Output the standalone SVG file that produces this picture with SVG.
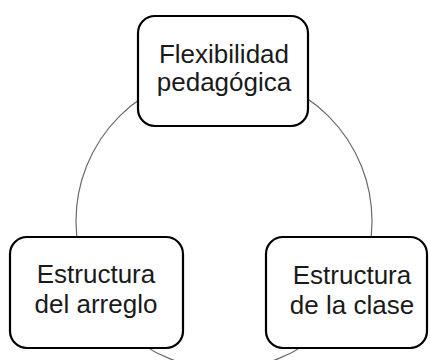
<svg xmlns="http://www.w3.org/2000/svg" width="430" height="360" viewBox="0 0 430 360">
<style>
.node rect{fill:#fff;stroke:#000;stroke-width:2.2}
.node text{font-family:"Liberation Sans",Arial,sans-serif;font-size:26px;fill:#1a1a1a;text-anchor:middle}
.conn{fill:none;stroke:#6b6b6b;stroke-width:1.2}
</style>
<rect width="430" height="360" fill="#fff"/>
<g id="connectors">
<circle class="conn" cx="224" cy="221" r="148"/>
</g>
<g id="node-flexibilidad" class="node">
<rect x="138" y="16" width="170" height="110" rx="17"/>
<text x="224" y="63">Flexibilidad</text>
<text x="224" y="91">pedagógica</text>
</g>
<g id="node-arreglo" class="node">
<rect x="10" y="237" width="173" height="111" rx="17"/>
<text x="96" y="283">Estructura</text>
<text x="96" y="313">del arreglo</text>
</g>
<g id="node-clase" class="node">
<rect x="266" y="237" width="161" height="111" rx="17"/>
<text x="352" y="284">Estructura</text>
<text x="352" y="314">de la clase</text>
</g>
</svg>
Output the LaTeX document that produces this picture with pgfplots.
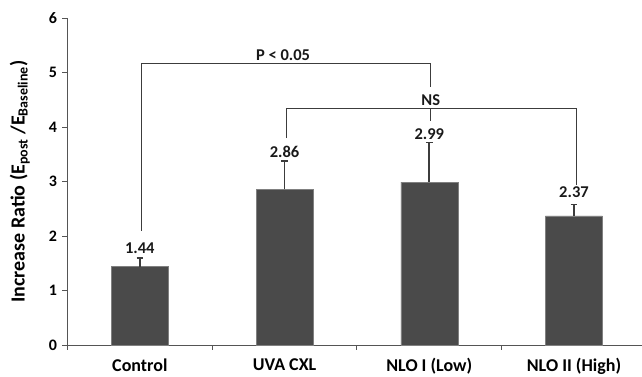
\documentclass[border=0pt]{standalone}
\usepackage{fontspec}
\setmainfont{Carlito}
\usepackage{pgfplots}
\pgfplotsset{compat=1.18}
\definecolor{barc}{HTML}{4A4A4A}
\definecolor{linec}{HTML}{3C3C3C}
\definecolor{axc}{HTML}{555555}
\begin{document}
\begin{tikzpicture}[x=1pt,y=1pt]
\useasboundingbox (-67.5,-32) rectangle (574.5,345);
\begin{axis}[
  scale only axis, width=574.5pt, height=326.7pt,
  at={(0,0)}, anchor=south west,
  xmin=-0.5, xmax=3.47, ymin=0, ymax=6,
  axis x line*=bottom, axis y line*=left,
  axis line style={draw=axc, line width=0.9pt},
  tick align=outside, major tick length=5pt,
  tick style={draw=axc, line width=0.9pt},
  ytick={0,1,2,3,4,5,6},
  xtick={-0.5,0.5,1.5,2.5}, xticklabels={},
  extra x ticks={0,1,2,3},
  extra x tick labels={Control,UVA CXL,NLO I (Low),NLO II (High)},
  extra x tick style={major tick length=0pt},
  xticklabel style={font=\bfseries\fontsize{18}{18}\selectfont, yshift=-10pt},
  /pgf/number format/assume math mode=true,
  yticklabel style={font=\bfseries\fontsize{16}{16}\selectfont, xshift=-2pt},
  ylabel={Increase Ratio (E\textsubscript{post} /E\textsubscript{Baseline})},
  ylabel style={font=\bfseries\fontsize{20}{20}\selectfont, at={(axis description cs:-0.083,0.5)}, anchor=center},
  clip=false,
]
\addplot[ybar, bar width=57pt, fill=barc, draw=gray, line width=0.5pt,
  error bars/.cd, y dir=plus, y explicit,
  error bar style={line width=1.6pt, draw=linec},
  error mark options={rotate=90, mark size=3.3pt, line width=1.3pt, draw=linec}]
  coordinates {(0,1.44) +- (0,0.16) (1,2.86) +- (0,0.52) (2,2.99) +- (0,0.73) (3,2.37) +- (0,0.21)};
\begin{scope}[font=\bfseries\fontsize{16.5}{16.5}\selectfont, text=black!90]
\node at (axis cs:0,1.78) {1.44};
\node at (axis cs:1,3.54) {2.86};
\node at (axis cs:2,3.87) {2.99};
\node at (axis cs:3,2.80) {2.37};
\node at (axis cs:0.99,5.33) {P < 0.05};
\node at (axis cs:2.01,4.50) {NS};
\end{scope}
\draw[linec, line width=1pt] (axis cs:0.01,2.10) -- (axis cs:0.01,5.17) -- (axis cs:2.01,5.17) -- (axis cs:2.01,4.74);
\draw[linec, line width=1pt] (axis cs:1.01,3.80) -- (axis cs:1.01,4.35) -- (axis cs:3.02,4.35) -- (axis cs:3.02,2.94);
\draw[linec, line width=1pt] (axis cs:2.01,4.35) -- (axis cs:2.01,4.12);
\end{axis}
\end{tikzpicture}
\end{document}
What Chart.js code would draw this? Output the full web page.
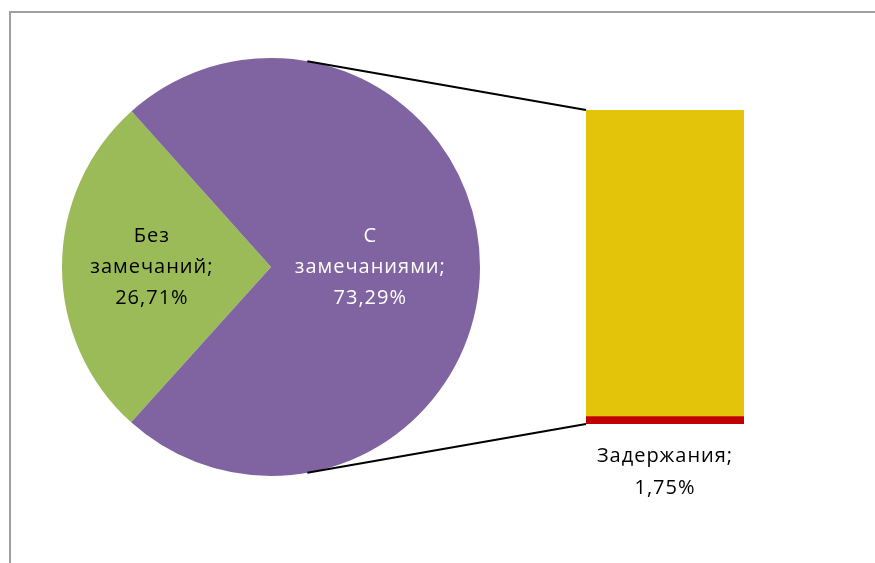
<!DOCTYPE html>
<html>
<head>
<meta charset="utf-8">
<script src="https://cdn.jsdelivr.net/npm/chart.js@4.4.1/dist/chart.umd.min.js"></script>
<style>
  html, body { margin: 0; padding: 0; background: #fff; }
  #wrap { position: relative; width: 875px; height: 563px; overflow: hidden; }
  #frame { position: absolute; left: 9px; top: 11px; width: 900px; height: 600px; border: 2px solid #a0a0a0; }
  canvas { position: absolute; left: 0; top: 0; }
</style>
</head>
<body>
<div id="wrap">
  <div id="frame"></div>
  <canvas id="pieChart" width="875" height="563"></canvas>
  <canvas id="barChart" width="875" height="563"></canvas>
</div>
<script>
// pie part
const pieLabels = ['Без замечаний', 'С замечаниями'];
const pieValues = [26.71, 73.29];
const pieText = ['26,71%', '73,29%'];

// bar part (breakdown of "С замечаниями")
const barLabels = ['Задержания', 'Прочие'];
const barValues = [1.75, 71.54];
const barText = ['1,75%', ''];

const FONT = '20px "Open Sans"';

// labels inside the slices
const pieLabelPlugin = {
    id: 'pieLabels',
    afterDatasetsDraw(chart) {
        const ctx = chart.ctx;
        const arcs = chart.getDatasetMeta(0).data;
        const factors = [0.57, 0.475];
        const colors = ['#000000', '#ffffff'];
        ctx.save();
        ctx.font = FONT;
        ctx.letterSpacing = '1px';
        ctx.textAlign = 'center';
        ctx.textBaseline = 'middle';
        arcs.forEach((arc, i) => {
            const mid = (arc.startAngle + arc.endAngle) / 2;
            const r = arc.outerRadius * factors[i];
            const x = arc.x + Math.cos(mid) * r;
            const y = arc.y + Math.sin(mid) * r;
            const words = pieLabels[i].split(' ');
            const lines = [words[0], words.slice(1).join(' ') + ';', pieText[i]];
            ctx.fillStyle = colors[i];
            lines.forEach((line, k) => {
                ctx.fillText(line, x, y + (k - 1) * 31);
            });
        });
        ctx.restore();
    }
};

const pieChart = new Chart(document.getElementById('pieChart').getContext('2d'), {
    type: 'pie',
    data: {
        labels: pieLabels,
        datasets: [{
            data: pieValues,
            backgroundColor: ['#9bbb59', '#8064a2'],
            borderWidth: 0
        }]
    },
    options: {
        responsive: false,
        animation: false,
        rotation: 222,
        layout: { padding: { left: 62, right: 395, top: 58, bottom: 87 } },
        plugins: {
            legend: { display: false },
            tooltip: { enabled: false }
        }
    },
    plugins: [pieLabelPlugin]
});

// connector lines and label under the bar
const barExtrasPlugin = {
    id: 'barExtras',
    afterDatasetsDraw(chart) {
        const ctx = chart.ctx;
        const red = chart.getDatasetMeta(0).data[0];
        const yellow = chart.getDatasetMeta(1).data[0];
        const arc = pieChart.getDatasetMeta(0).data[1];
        const left = red.x - red.width / 2;
        const a1 = -80 * Math.PI / 180;
        const a2 = 80 * Math.PI / 180;

        ctx.save();
        ctx.strokeStyle = '#000';
        ctx.lineWidth = 2;
        ctx.beginPath();
        ctx.moveTo(arc.x + Math.cos(a1) * arc.outerRadius, arc.y + Math.sin(a1) * arc.outerRadius);
        ctx.lineTo(left, yellow.y);
        ctx.moveTo(arc.x + Math.cos(a2) * arc.outerRadius, arc.y + Math.sin(a2) * arc.outerRadius);
        ctx.lineTo(left, red.base);
        ctx.stroke();

        ctx.font = FONT;
        ctx.letterSpacing = '1px';
        ctx.fillStyle = '#000';
        ctx.textAlign = 'center';
        ctx.textBaseline = 'middle';
        ctx.fillText(barLabels[0] + ';', red.x, red.base + 32);
        ctx.fillText(barText[0], red.x, red.base + 64);
        ctx.restore();
    }
};

new Chart(document.getElementById('barChart').getContext('2d'), {
    type: 'bar',
    data: {
        labels: [''],
        datasets: [
            { label: barLabels[0], data: [barValues[0]], backgroundColor: '#c00000' },
            { label: barLabels[1], data: [barValues[1]], backgroundColor: '#e4c40b' }
        ]
    },
    options: {
        responsive: false,
        animation: false,
        layout: { padding: { left: 586, right: 131, top: 110, bottom: 139 } },
        datasets: { bar: { barPercentage: 1, categoryPercentage: 1, borderWidth: 0 } },
        scales: {
            x: { stacked: true, display: false },
            y: { stacked: true, display: false, min: 0, max: barValues[0] + barValues[1] }
        },
        plugins: {
            legend: { display: false },
            tooltip: { enabled: false }
        }
    },
    plugins: [barExtrasPlugin]
});
</script>
</body>
</html>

◆ ◆ ◆ ◆ ◆

▶ **WHAT YOU SHOULD DO**
Go through the lines above. Select every one that has the string "this".

▶ **FINAL RESULT**
Output the standalone SVG file that produces this picture with SVG.
Output the LaTeX document that produces this picture with pgfplots.
What Chart.js code would draw this? Output the full web page.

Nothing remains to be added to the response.